1 Hr. Hofrath Vollmar zu Wittgenstein.


2 Ich habe nur sehr schwach die Tugenden meines unvergesslichen Freundes besingen können. Hofrath Weil war ein trefflicher Arzt und ein sehr edler Mensch; er schritt noch im späten Greisenalter mit den Wissenschaften fort; die Noth der leidenden Menschheit zu lindern, war sein unermüdetes Streben. Nur von begüterten Witwen und Waisen nahm er in der Regel Bezahlung; ja er hielt sich eine eigene Hausapotheke, um seinen Freunden und den Armen die Arzeneien wohlfeiler verschaffen zu können, und um so eher den Hang seines Herzens zum Wohlthun zu befriedigen.
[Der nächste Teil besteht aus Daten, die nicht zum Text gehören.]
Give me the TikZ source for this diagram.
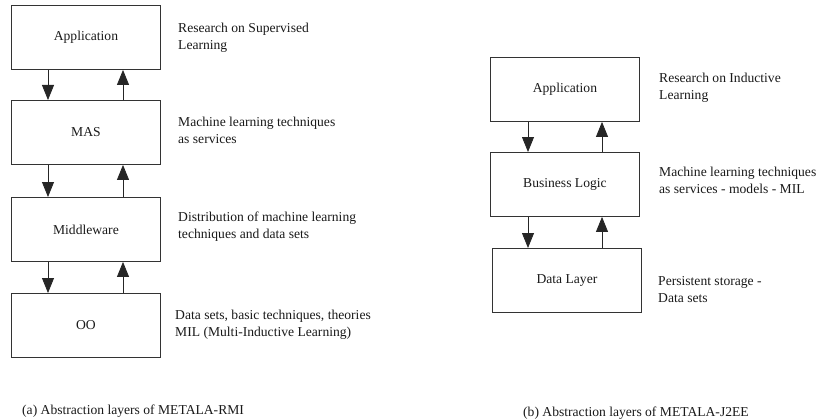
\documentclass[tikz,border=0pt]{standalone}
\usepackage{fontspec}
\setmainfont{Liberation Serif}
\usetikzlibrary{arrows.meta}
\begin{document}
\begin{tikzpicture}[x=1pt,y=-1pt,
  every node/.style={font=\fontsize{13.6}{17}\selectfont, text=black!90},
  layer/.style={draw=black!80, line width=0.9pt, minimum width=149pt, minimum height=64pt, inner sep=0pt, anchor=north west},
  desc/.style={anchor=west, align=left, inner sep=0pt},
  flow/.style={draw=black!85, line width=0.8pt, -{Triangle[width=12pt,length=15pt]}}
]
\useasboundingbox (0,0) rectangle (817,420);
% left stack
\node[layer] (a1) at (11,5) {Application};
\node[layer] (a2) at (11,100) {MAS};
\node[layer] (a3) at (11,197) {Middleware};
\node[layer] (a4) at (11,293) {OO};
\foreach \u/\l in {a1/a2,a2/a3,a3/a4}{
  \draw[flow] ([xshift=37pt]\u.south west) -- ([xshift=37pt]\l.north west);
  \draw[flow] ([xshift=112pt]\l.north west) -- ([xshift=112pt]\u.south west);
}
\node[desc] (t1) at (178,38) {Research on Supervised\\Learning};
\node[desc] (t2) at (178,130) {Machine learning techniques\\as services};
\node[desc] (t3) at (178,226.5) {Distribution of machine learning\\techniques and data sets};
\node[desc] (t4) at (175,325) {Data sets, basic techniques, theories\\MIL (Multi-Inductive Learning)};
\node[desc] (ca) at (22,411) {(a) Abstraction layers of METALA-RMI};
% right stack
\node[layer] (b1) at (490,57) {Application};
\node[layer] (b2) at (490,152) {Business Logic};
\node[layer] (b3) at (492,248) {Data Layer};
\draw[flow] ([xshift=38pt]b1.south west) -- ([xshift=38pt]b2.north west);
\draw[flow] ([xshift=112pt]b2.north west) -- ([xshift=112pt]b1.south west);
\draw[flow] ([xshift=38pt]b2.south west) -- ([xshift=36pt]b3.north west);
\draw[flow] ([xshift=110pt]b3.north west) -- ([xshift=112pt]b2.south west);
\node[desc] (r1) at (659,87.5) {Research on Inductive\\Learning};
\node[desc] (r2) at (659,180) {Machine learning techniques\\as services - models - MIL};
\node[desc] (r3) at (658,289.5) {Persistent storage -\\Data sets};
\node[desc] (cb) at (523,413) {(b) Abstraction layers of METALA-J2EE};
\end{tikzpicture}
\end{document}
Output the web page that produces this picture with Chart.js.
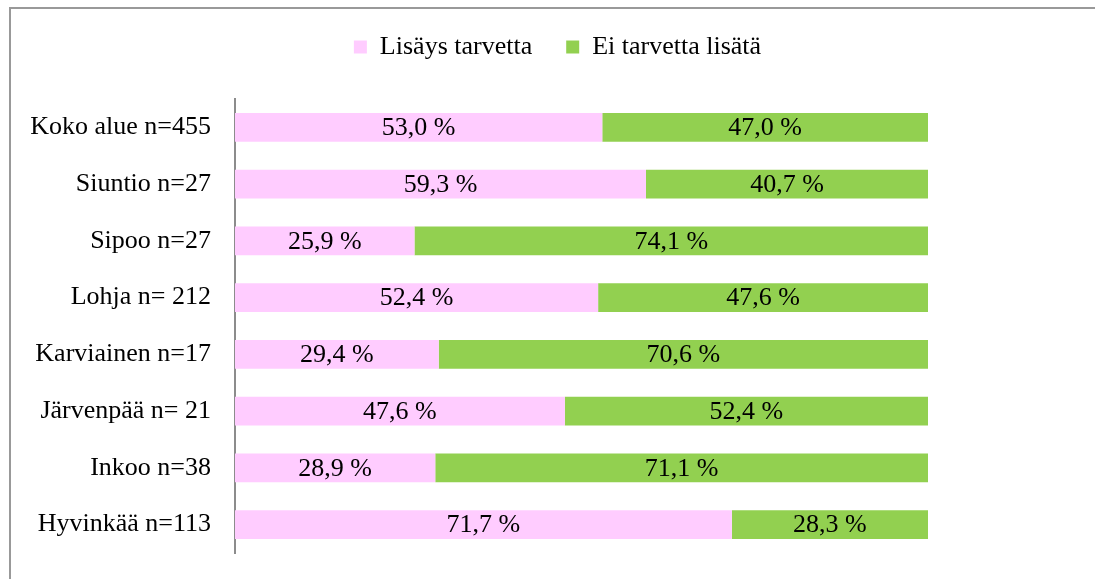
<!DOCTYPE html>
<html>
<head>
<meta charset="utf-8">
<script src="https://cdn.jsdelivr.net/npm/chart.js@4"></script>
<style>
html,body{margin:0;padding:0;background:#fff;}
#wrap{width:1095px;height:579px;position:relative;}
</style>
</head>
<body>
<div id="wrap"><canvas id="c"></canvas></div>
<script>
const categories = ["Koko alue n=455","Siuntio n=27","Sipoo n=27","Lohja n= 212","Karviainen n=17","Järvenpää n= 21","Inkoo n=38","Hyvinkää n=113"];
const seriesNames = ["Lisäys tarvetta","Ei tarvetta lisätä"];
const lisaysValues = [53.0,59.3,25.9,52.4,29.4,47.6,28.9,71.7];
const eiValues = [47.0,40.7,74.1,47.6,70.6,52.4,71.1,28.3];
const seriesColors = ["#FFCCFF","#92D050"];

const FONT = '"Liberation Serif", "Times New Roman", serif';

const framePlugin = {
  id: 'frame',
  beforeDraw(chart) {
    const ctx = chart.ctx;
    ctx.save();
    ctx.strokeStyle = '#999999';
    ctx.lineWidth = 2;
    ctx.beginPath();
    ctx.moveTo(10, chart.height + 2);
    ctx.lineTo(10, 8);
    ctx.lineTo(chart.width + 2, 8);
    ctx.stroke();
    ctx.restore();
  }
};

const legendMargin = {
  id: 'legendMargin',
  beforeInit(chart) {
    const orig = chart.legend.fit;
    chart.legend.fit = function () {
      orig.bind(chart.legend)();
      this.height += 29;
    };
  }
};

const valueLabels = {
  id: 'valueLabels',
  afterDatasetsDraw(chart) {
    const ctx = chart.ctx;
    ctx.save();
    ctx.font = '26px ' + FONT;
    ctx.fillStyle = '#000';
    ctx.textAlign = 'center';
    ctx.textBaseline = 'middle';
    chart.data.datasets.forEach((ds, di) => {
      const meta = chart.getDatasetMeta(di);
      meta.data.forEach((bar, i) => {
        const p = bar.getProps(['x','y','base'], true);
        const cx = (p.x + p.base) / 2;
        const txt = ds.data[i].toFixed(1).replace('.', ',') + ' %';
        ctx.fillText(txt, cx, p.y + 1);
      });
    });
    ctx.restore();
  }
};

new Chart(document.getElementById('c'), {
  type: 'bar',
  data: {
    labels: categories,
    datasets: [
      { label: seriesNames[0], data: lisaysValues, backgroundColor: seriesColors[0], borderWidth: 0 },
      { label: seriesNames[1], data: eiValues, backgroundColor: seriesColors[1], borderWidth: 0 }
    ]
  },
  options: {
    indexAxis: 'y',
    responsive: true,
    maintainAspectRatio: false,
    animation: false,
    barPercentage: 0.51,
    categoryPercentage: 1.0,
    layout: { padding: { top: 0, right: 0, bottom: 26, left: 20 } },
    plugins: {
      legend: {
        position: 'top',
        labels: {
          font: { family: FONT, size: 26 },
          color: '#000',
          boxWidth: 13,
          boxHeight: 13,
          padding: 34
        }
      },
      tooltip: { enabled: false }
    },
    scales: {
      x: {
        stacked: true,
        min: 0,
        max: 100,
        display: false
      },
      y: {
        stacked: true,
        afterFit(scale) { scale.width = 215; scale.paddingTop = 0; scale.paddingBottom = 0; },
        grid: { display: false, drawTicks: false },
        border: { display: true, color: '#8c8c8c', width: 2 },
        ticks: {
          font: { family: FONT, size: 26 },
          color: '#000',
          padding: 24
        }
      },
      yRight: {
        type: 'category',
        position: 'right',
        display: true,
        afterFit(scale) { scale.width = 167; scale.paddingTop = 0; scale.paddingBottom = 0; },
        grid: { display: false, drawTicks: false },
        border: { display: false },
        ticks: { display: false }
      }
    }
  },
  plugins: [framePlugin, legendMargin, valueLabels]
});
</script>
</body>
</html>
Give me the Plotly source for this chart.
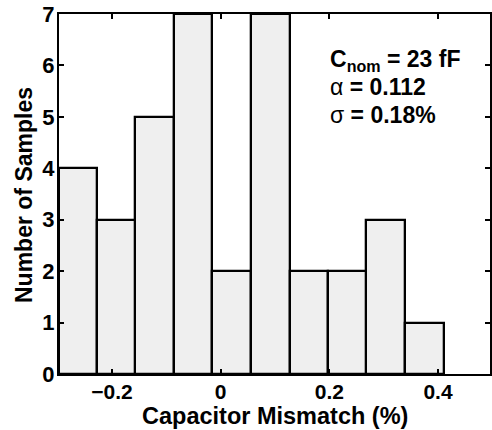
import plotly.graph_objects as go

bin_centers = [-0.2629, -0.1923, -0.1217, -0.0509, 0.0203, 0.0914, 0.1626, 0.2332, 0.3037, 0.3748]
counts = [4, 3, 5, 7, 2, 7, 2, 2, 3, 1]
bin_width = 0.0711
x_ticks = [-0.2, 0, 0.2, 0.4]
x_tick_text = ["\u22120.2", "0", "0.2", "0.4"]
y_ticks = [0, 1, 2, 3, 4, 5, 6, 7]

font_family = "Liberation Sans, Arial, Helvetica, sans-serif"

W, H = 492, 430
pl, pr, pt, pb = 59, 490, 14, 374

fig = go.Figure()
fig.add_trace(go.Bar(
    x=bin_centers, y=counts, width=bin_width,
    marker=dict(color="#efefef", line=dict(color="black", width=2.3)),
    showlegend=False, hoverinfo="skip",
))

fig.update_layout(
    width=W, height=H,
    margin=dict(l=pl, r=W - pr, t=pt, b=H - pb, autoexpand=False),
    paper_bgcolor="white", plot_bgcolor="white",
    font=dict(family=font_family, size=22, color="black"),
    bargap=0,
    xaxis=dict(
        range=[-0.2976, 0.4957], tickvals=x_ticks,
        ticktext=["<b>%s</b>" % t for t in x_tick_text],
        ticks="inside", ticklen=5, tickwidth=2, tickcolor="black",
        showline=True, linecolor="black", linewidth=2.3, mirror="ticks",
        showgrid=False, zeroline=False, automargin=False,
        tickfont=dict(size=21), ticklabelstandoff=-2, ticklabeloverflow="allow",
    ),
    yaxis=dict(
        range=[0, 7], tickvals=y_ticks,
        ticktext=["<b>%d</b>" % v for v in y_ticks],
        ticks="inside", ticklen=5, tickwidth=2, tickcolor="black",
        showline=True, linecolor="black", linewidth=2.3, mirror="ticks",
        showgrid=False, zeroline=False, automargin=False,
        tickfont=dict(size=22), ticklabelstandoff=-2, ticklabeloverflow="allow",
    ),
)

def px_to_paper(px, py):
    return (px - pl) / (pr - pl), (pb - py) / (pb - pt)

# axis titles
tx, ty = px_to_paper(275, 416)
fig.add_annotation(x=tx, y=ty, xref="paper", yref="paper", text="<b>Capacitor Mismatch (%)</b>",
                   showarrow=False, xanchor="center", yanchor="middle", font=dict(size=23.5),
                   borderpad=0)
tx, ty = px_to_paper(24, 195)
fig.add_annotation(x=tx, y=ty, xref="paper", yref="paper", text="<b>Number of Samples</b>",
                   textangle=-90, showarrow=False, xanchor="center", yanchor="middle",
                   font=dict(size=23))

lines = [
    ("<b>C<sub>nom</sub> = 23 fF</b>", 6.09),
    ("\u03b1<b> = 0.112</b>", 5.59),
    ("\u03c3<b> = 0.18%</b>", 5.03),
]
for txt, yv in lines:
    fig.add_annotation(x=0.2, y=yv, xref="x", yref="y", text=txt, showarrow=False,
                       xanchor="left", yanchor="middle", font=dict(size=23, color="black"),
                       borderpad=0)

fig.write_html("out.html", config={"displayModeBar": False},
               post_script="document.body.style.margin='0';document.body.style.overflow='hidden';")
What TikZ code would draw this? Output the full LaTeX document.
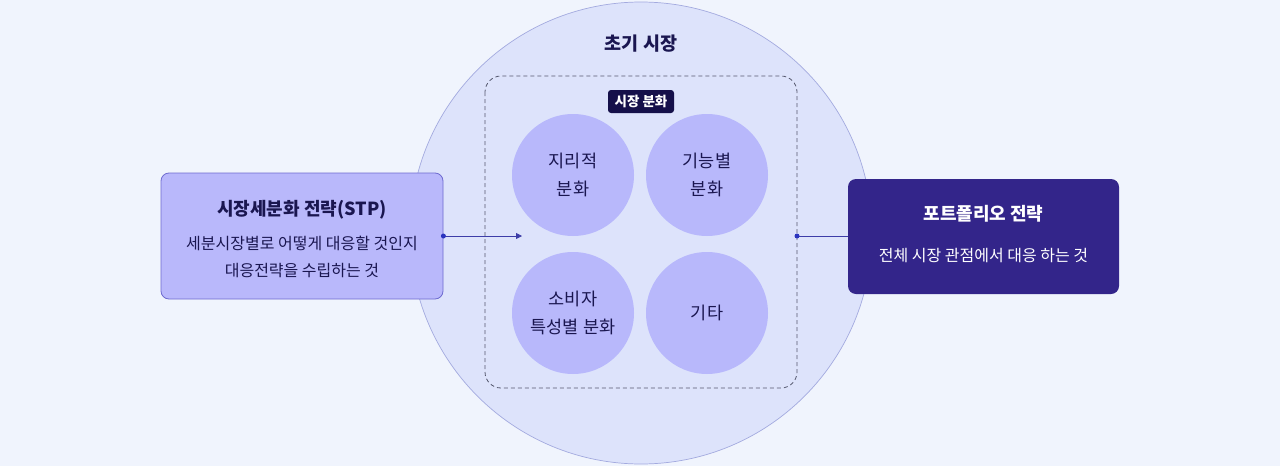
\documentclass[tikz,border=0pt]{standalone}
\usepackage{fontspec}
\setmainfont{Noto Sans CJK KR}
\usetikzlibrary{arrows.meta}
\definecolor{bg}{HTML}{F0F4FD}
\definecolor{bigfill}{HTML}{DDE3FB}
\definecolor{bigline}{HTML}{A3AADF}
\definecolor{smallfill}{HTML}{B8B8FB}
\definecolor{navy}{HTML}{1A1650}
\definecolor{tagfill}{HTML}{15104A}
\definecolor{leftfill}{HTML}{B9B8FB}
\definecolor{leftline}{HTML}{6E6BD0}
\definecolor{rightfill}{HTML}{33258A}
\definecolor{conn}{HTML}{3D3DA8}
\definecolor{dotc}{HTML}{2B34BE}
\definecolor{dashcol}{HTML}{55586E}
\begin{document}
\begin{tikzpicture}[x=1pt,y=-1pt,
  seg/.style={circle,fill=smallfill,minimum size=122pt,inner sep=0pt,align=center,text=navy,font=\fontsize{17.5}{28}\selectfont},
  dotmark/.style={circle,fill=dotc,inner sep=0pt,minimum size=5pt},
  conline/.style={draw=conn,line width=0.8pt}]
\fill[bg] (0,0) rectangle (1280,466);
\useasboundingbox (0,0) rectangle (1280,466);
\node[circle,fill=bigfill,draw=bigline,line width=0.7pt,minimum size=462pt,inner sep=0pt] (market) at (641,233) {};
\node[font=\fontsize{18.5}{22}\selectfont\bfseries,text=navy] (mtitle) at (641,44) {초기 시장};
\draw[draw=dashcol,line width=0.8pt,rounded corners=16pt,dash pattern=on 4pt off 3pt] (485,76) rectangle (797,388);
\coordinate (dl) at (522,236);
\coordinate (dr) at (797,236);
\node[fill=tagfill,text=white,rounded corners=3pt,font=\fontsize{13.5}{15}\selectfont\bfseries,minimum width=66pt,minimum height=23pt,inner sep=0pt] (tag) at (641,101.5) {시장 분화};
\node[seg] (geo) at (573,175) {지리적\\분화};
\node[seg] (func) at (707,175) {기능별\\분화};
\node[seg] (cons) at (573,313) {소비자\\특성별 분화};
\node[seg] (etc) at (707,313) {기타};
\node[fill=leftfill,draw=leftline,line width=0.8pt,rounded corners=8pt,minimum width=282pt,minimum height=126pt,inner sep=0pt] (stp) at (302,236) {};
\node[font=\fontsize{18}{22}\selectfont\bfseries,text=navy] (stpt) at (302,210) {시장세분화 전략(STP)};
\node[font=\fontsize{16}{27}\selectfont,text=navy,align=center] (stpb) at (302,256.5) {세분시장별로 어떻게 대응할 것인지\\대응전략을 수립하는 것};
\node[fill=rightfill,rounded corners=8pt,minimum width=271pt,minimum height=115pt,inner sep=0pt] (port) at (983.5,236.5) {};
\node[font=\fontsize{18}{22}\selectfont\bfseries,text=white] (portt) at (983.5,214) {포트폴리오 전략};
\node[font=\fontsize{16}{20}\selectfont,text=white] (portb) at (983.5,256) {전체 시장 관점에서 대응 하는 것};
\draw[conline,-{Triangle[length=6pt,width=6pt]}] (stp.east |- dl) -- (dl);
\node[dotmark] at (stp.east |- dl) {};
\draw[conline] (dr) -- (port.west |- dr);
\node[dotmark] at (dr) {};
\end{tikzpicture}
\end{document}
Seine Freunde beschuldigten ihn einer zu strengen Gewissenhaftigkeit, deren Vorwurf er mit der Unzuverlässigkeit einer Kunst ablehnte, die nur auf Erfahrung gegründet sey. Seine Bescheidenheit war so gross, dass er seine Patienten, wenn er Gefahr sah, selbst aufforderte, noch eines Arztes sich zu bedienen. Nach seinem Tode erfuhr man erst durch seinen Verwandten, den D. Mengel, dass er einst mit A.K. Boerhaaven und Zimmermann im vertrauten Briefwechsel gestanden; selbst dieser bekam von dieser ehrenvollen Auszeichnung erst durch die hinterlassenen Briefe Kunde.

Quelle:
Elise Sommer: Gedichte, Frankfurt a.M. 1813, S. 43-46.